Безбожие российских народников являлось к тому же изрядным «новоделом», не столько выношенным убеждением, сколько следованием нигилистической моде. Нет, революционное движение 1870-х годов было вполне светским, но христианское воспитание в семье, православие, пронизавшее жизнь любого из россиян, сама борьба с религиозными убеждениями накладывали на него заметный отпечаток. Показательно, что, например, «хождение в народ» (1874 – 1875) радикалы гордо именовали «крестовым походом», имея в виду освобождение «святых мест» (деревни и общины) от бюрократической и капиталистической скверны.

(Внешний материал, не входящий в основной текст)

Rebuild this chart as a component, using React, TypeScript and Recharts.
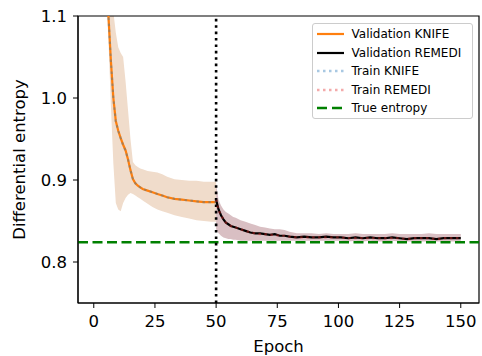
import {
  ComposedChart,
  Line,
  Area,
  XAxis,
  YAxis,
  ReferenceLine,
  ReferenceArea,
  Label,
} from 'recharts';

// KNIFE (validation), epochs 1..50
const knifeEpochs = [1, 2, 3, 4, 5, 6, 7, 8, 9, 10, 11, 12, 13, 14, 15, 16, 17, 18, 19, 20, 22, 24, 26, 28, 30, 33, 36, 39, 42, 45, 48, 50];
const knifeVal = [1.62, 1.46, 1.34, 1.25, 1.17, 1.1, 1.045, 1.0, 0.972, 0.96, 0.951, 0.943, 0.936, 0.925, 0.912, 0.901, 0.896, 0.893, 0.891, 0.889, 0.887, 0.885, 0.883, 0.881, 0.879, 0.877, 0.876, 0.875, 0.874, 0.873, 0.873, 0.873];
const knifeHigh = [1.75, 1.6, 1.48, 1.38, 1.3, 1.22, 1.16, 1.105, 1.08, 1.062, 1.055, 1.05, 1.02, 0.985, 0.95, 0.922, 0.918, 0.916, 0.914, 0.913, 0.911, 0.91, 0.909, 0.907, 0.904, 0.901, 0.9, 0.899, 0.899, 0.898, 0.898, 0.898];
const knifeLow = [1.5, 1.35, 1.26, 1.19, 1.13, 1.07, 0.99, 0.92, 0.872, 0.864, 0.862, 0.872, 0.878, 0.882, 0.884, 0.883, 0.881, 0.879, 0.877, 0.875, 0.871, 0.867, 0.864, 0.862, 0.86, 0.857, 0.855, 0.853, 0.851, 0.85, 0.849, 0.849];
// train curve sits right on top of the validation one
const trainKnife = [1.61, 1.45, 1.34, 1.25, 1.17, 1.1, 1.044, 1.0, 0.971, 0.96, 0.951, 0.942, 0.936, 0.925, 0.912, 0.901, 0.896, 0.893, 0.891, 0.889, 0.887, 0.885, 0.883, 0.881, 0.879, 0.877, 0.876, 0.875, 0.874, 0.873, 0.873, 0.873];

// REMEDI (validation), epochs 50..150
const remediEpochs = [50, 51, 52, 53, 54, 55, 56, 57, 58, 60, 62, 64, 66, 68, 70, 72, 74, 76, 78, 80, 83, 86, 89, 92, 95, 98, 101, 104, 107, 110, 113, 116, 119, 122, 125, 128, 131, 134, 137, 140, 143, 146, 150];
const remediVal = [0.876, 0.864, 0.857, 0.852, 0.848, 0.846, 0.844, 0.843, 0.842, 0.84, 0.838, 0.836, 0.835, 0.835, 0.834, 0.833, 0.834, 0.832, 0.832, 0.831, 0.83, 0.831, 0.83, 0.83, 0.831, 0.83, 0.83, 0.829, 0.83, 0.829, 0.83, 0.829, 0.829, 0.83, 0.829, 0.828, 0.829, 0.829, 0.829, 0.828, 0.829, 0.829, 0.829];
const remediHigh = [0.895, 0.876, 0.869, 0.864, 0.861, 0.859, 0.857, 0.855, 0.854, 0.851, 0.849, 0.847, 0.845, 0.843, 0.842, 0.841, 0.84, 0.84, 0.839, 0.837, 0.835, 0.835, 0.835, 0.834, 0.835, 0.834, 0.834, 0.834, 0.835, 0.834, 0.834, 0.834, 0.834, 0.835, 0.834, 0.834, 0.834, 0.834, 0.835, 0.834, 0.834, 0.834, 0.834];
const remediLow = [0.84, 0.835, 0.832, 0.83, 0.829, 0.828, 0.828, 0.827, 0.827, 0.826, 0.826, 0.826, 0.826, 0.826, 0.826, 0.826, 0.826, 0.826, 0.826, 0.826, 0.826, 0.826, 0.826, 0.826, 0.826, 0.826, 0.826, 0.825, 0.826, 0.825, 0.826, 0.825, 0.825, 0.826, 0.825, 0.825, 0.825, 0.825, 0.825, 0.825, 0.825, 0.825, 0.825];
const trainRemedi = [0.876, 0.863, 0.857, 0.852, 0.848, 0.846, 0.844, 0.843, 0.842, 0.84, 0.838, 0.836, 0.835, 0.834, 0.834, 0.833, 0.833, 0.832, 0.832, 0.831, 0.83, 0.83, 0.83, 0.83, 0.83, 0.83, 0.83, 0.829, 0.829, 0.829, 0.829, 0.829, 0.829, 0.829, 0.829, 0.828, 0.829, 0.829, 0.829, 0.828, 0.829, 0.829, 0.829];

const trueEntropy = 0.824;
const switchEpoch = 50;
const xTicks = [0, 25, 50, 75, 100, 125, 150];
const yTicks = [0.8, 0.9, 1.0, 1.1];

const ORANGE = '#ff7f0e';
const FONT = 'DejaVu Sans, sans-serif';

const rows: Record<number, any> = {};
knifeEpochs.forEach((e, i) => {
  rows[e] = {
    ...(rows[e] || { epoch: e }),
    knife: knifeVal[i],
    knifeBand: [knifeLow[i], knifeHigh[i]],
    trainKnife: trainKnife[i],
  };
});
remediEpochs.forEach((e, i) => {
  rows[e] = {
    ...(rows[e] || { epoch: e }),
    remedi: remediVal[i],
    remediBand: [remediLow[i], remediHigh[i]],
    trainRemedi: trainRemedi[i],
  };
});
const data = Object.values(rows).sort((a, b) => a.epoch - b.epoch);

const legendItems = [
  { name: 'Validation KNIFE', color: ORANGE, dash: undefined, width: 2.2 },
  { name: 'Validation REMEDI', color: '#000000', dash: undefined, width: 2.2 },
  { name: 'Train KNIFE', color: '#a8c8e2', dash: '2.5 3.5', width: 2.4 },
  { name: 'Train REMEDI', color: '#f3aaaa', dash: '2.5 3.5', width: 2.4 },
  { name: 'True entropy', color: '#008000', dash: '10 5', width: 2.4 },
];

function LegendBox() {
  return (
    <div
      style={{
        position: 'absolute',
        left: 312,
        top: 22.5,
        width: 161,
        height: 96,
        boxSizing: 'border-box',
        border: '1px solid #cccccc',
        borderRadius: 3,
        background: 'rgba(255,255,255,0.85)',
        paddingTop: 1.5,
        fontFamily: FONT,
        fontSize: 12,
        color: '#000',
      }}
    >
      {legendItems.map((it) => (
        <div key={it.name} style={{ height: 18.5, display: 'flex', alignItems: 'center' }}>
          <svg width={35} height={10} style={{ marginLeft: 3.5 }}>
            <line x1={0} y1={5} x2={27} y2={5} stroke={it.color} strokeWidth={it.width} strokeDasharray={it.dash} />
          </svg>
          <span style={{ whiteSpace: 'nowrap' }}>{it.name}</span>
        </div>
      ))}
    </div>
  );
}

export default function App() {
  return (
    <div style={{ position: 'absolute', left: 0, top: 0, width: 482, height: 356, background: '#fff' }}>
      <ComposedChart
        width={482}
        height={356}
        data={data}
        margin={{ top: 16, right: 3, bottom: 0, left: 0 }}
      >
        <XAxis
          dataKey="epoch"
          type="number"
          domain={[-6.45, 157.45]}
          ticks={xTicks}
          allowDataOverflow
          height={53}
          tickSize={5}
          tickMargin={7}
          stroke="#000"
          tick={{ fill: '#000', fontSize: 16.5, fontFamily: FONT }}
        >
          <Label value="Epoch" position="insideBottom" offset={4} style={{ fill: '#000', fontSize: 16.5, fontFamily: FONT }} />
        </XAxis>
        <YAxis
          type="number"
          domain={[0.75, 1.1]}
          ticks={yTicks}
          allowDataOverflow
          width={78}
          tickSize={5}
          tickMargin={6}
          stroke="#000"
          tickFormatter={(v: number) => v.toFixed(1)}
          tick={{ fill: '#000', fontSize: 16.5, fontFamily: FONT }}
        >
          <Label
            value="Differential entropy"
            angle={-90}
            position="insideLeft"
            offset={19}
            style={{ fill: '#000', fontSize: 16.5, fontFamily: FONT, textAnchor: 'middle' }}
          />
        </YAxis>

        <Area dataKey="knifeBand" type="linear" stroke="none" fill="#f0dccb" fillOpacity={1} connectNulls isAnimationActive={false} />
        <Area dataKey="remediBand" type="linear" stroke="none" fill="#d9bfc3" fillOpacity={1} connectNulls isAnimationActive={false} />

        <ReferenceLine y={trueEntropy} stroke="#008000" strokeWidth={2.4} strokeDasharray="10 4.5" />
        <ReferenceLine x={switchEpoch} stroke="#000" strokeWidth={2.6} strokeDasharray="2.6 3.8" />

        <Line dataKey="knife" type="linear" stroke={ORANGE} strokeWidth={2.2} dot={false} connectNulls isAnimationActive={false} />
        <Line dataKey="remedi" type="linear" stroke="#000" strokeWidth={2.2} dot={false} connectNulls isAnimationActive={false} />
        <Line dataKey="trainKnife" type="linear" stroke="#1f77b4" strokeOpacity={0.35} strokeWidth={2.2} strokeDasharray="2.5 3.5" dot={false} connectNulls isAnimationActive={false} />
        <Line dataKey="trainRemedi" type="linear" stroke="#d62728" strokeOpacity={0.45} strokeWidth={2.2} strokeDasharray="2.5 3.5" dot={false} connectNulls isAnimationActive={false} />

        <ReferenceArea x1={-6.45} x2={157.45} y1={0.75} y2={1.1} fill="none" stroke="#000" strokeWidth={1.2} ifOverflow="visible" />
      </ComposedChart>
      <LegendBox />
    </div>
  );
}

Да и способ существования радикалов 1870-х годов, их мироощущение наводят на некоторые размышления. Простота жизни, доходящая до бедности, жертвенность, вырастающая из страданий за «униженных и оскорбленных» (ну, и из веры в сверхвозможности интеллигенции, конечно), покаяние («кающийся дворянин»), иногда доводящее наиболее экзальтированных представителей радикалов до самоубийства из-за того, что «принес людям мало пользы», – все это, согласитесь, не похоже на поведение сугубо светских политиков. Наконец, понятие «народ». Для революционеров это была не просто массовая сила, союзник в борьбе с правительством, но объект глубокой веры, средоточие всей жизни сегодняшней России и единственная надежда на ее будущее благополучие. Недаром известный землеволец и народоволец А. Д. Михайлов даже в письмах к близким, где совсем не обязательно было демонстрировать свои убеждения, писал это слово с большой буквы. Неудивительно, что в среде народничества начала 1870-х годов зародилось и настоящее религиозное течение, некая разновидность толстовства – секта «богочеловечества», или «маликовщина». Показательно и то, что большого распространения это течение не получило, и его сторонники вынуждены были эмигрировать в США.